5. Performance Metrics
The platform impact was measured across three key dimensions: operational efficiency, data freshness, and user adoption. The following table summarises the before and after state across each dimension.
| Metric | Before | After |
|---|---|---|
| Report Generation | 12-15 hours manual effort per week | Fully automated, zero manual effort |
| Data Freshness | 5-7 days stale at time of delivery | Real time (sub-second latency) |
| User Retention Insight | Monthly manual cohort analysis | Live retention dashboards with 40% improvement in actionable insights |
| Dashboard Load Time | 8-15 seconds with frequent timeouts | Under 800ms consistently at scale |
| Manual Task Reduction | 60% of analytics team time on data wrangling | Under 10%, team refocused on strategic analysis |
| Self Service Adoption | Zero (all requests routed to analysts) | 85% of routine queries handled self service |
6. Conclusion
The SaaS Analytics Platform transformed the client data infrastructure from a fragmented, manual, and increasingly unreliable system into a unified, automated, real time intelligence layer.
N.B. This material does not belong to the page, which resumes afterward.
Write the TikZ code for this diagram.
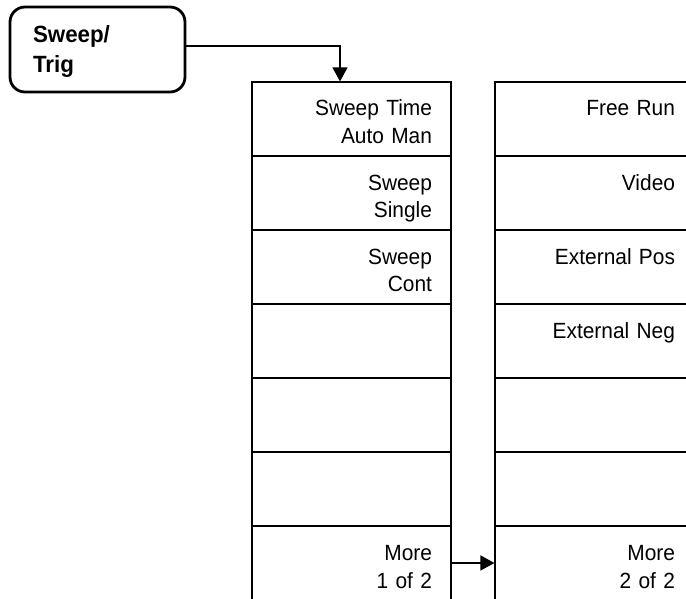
\documentclass[tikz,border=0pt]{standalone}
\usepackage{fontspec}
\setmainfont{Liberation Sans}[FakeStretch=0.95]
\usetikzlibrary{arrows.meta}

\tikzset{
  softkey/.style={draw, line width=1.2pt, minimum width=199pt, minimum height=74pt,
    text width=161pt, inner xsep=19pt, inner ysep=0pt, align=right,
    text height=15pt, text depth=21pt},
  hardkey/.style={draw, line width=2.8pt, rounded corners=15pt, minimum width=175pt,
    minimum height=85pt, text width=129pt, inner xsep=23pt, inner ysep=0pt, align=left,
    text height=16pt, text depth=30pt, font=\bfseries\fontsize{23.5pt}{30pt}\selectfont},
  flow/.style={-{Triangle[length=14pt,width=15pt]}, line width=1.6pt}
}

\begin{document}
\begin{tikzpicture}[x=1pt, y=-1pt, every node/.style={font=\fontsize{22pt}{28pt}\selectfont}]
  \useasboundingbox (0,0) rectangle (686,599);
  \clip (0,0) rectangle (686,599);

  % Front panel key
  \node[hardkey] (trig) at (97.5,49.5) {Sweep/\\Trig};

  % Menu 1 of 2
  \node[softkey] (k1) at (351.5,119) {Sweep Time\\Auto Man};
  \node[softkey] (k2) at (351.5,193) {Sweep\\Single};
  \node[softkey] (k3) at (351.5,267) {Sweep\\Cont};
  \node[softkey] (k4) at (351.5,341) {};
  \node[softkey] (k5) at (351.5,415) {};
  \node[softkey] (k6) at (351.5,489) {};
  \node[softkey] (k7) at (351.5,563) {More\\1 of 2};

  % Menu 2 of 2
  \node[softkey] (m1) at (594.5,119) {Free Run};
  \node[softkey] (m2) at (594.5,193) {Video};
  \node[softkey] (m3) at (594.5,267) {External Pos};
  \node[softkey] (m4) at (594.5,341) {External Neg};
  \node[softkey] (m5) at (594.5,415) {};
  \node[softkey] (m6) at (594.5,489) {};
  \node[softkey] (m7) at (594.5,563) {More\\2 of 2};

  % Flow arrows
  \coordinate (drop) at ([xshift=-11.5pt]k1.north);
  \draw[flow, line width=1.4pt] ([yshift=3.5pt]trig.east) -| (drop);
  \draw[flow] (k7.east) -- (m7.west);
\end{tikzpicture}
\end{document}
By eliminating the data wrangling bottleneck and delivering self service analytics capabilities, the platform freed the analytics team to focus on strategic insights that directly impact product and business decisions.
The architecture is designed for horizontal scalability, with Kafka providing elastic throughput capacity and TimescaleDB enabling efficient historical analysis across growing datasets. As the client product continues to scale, the analytics platform scales with it, ensuring that data driven decision making remains fast, reliable, and accessible across the organisation.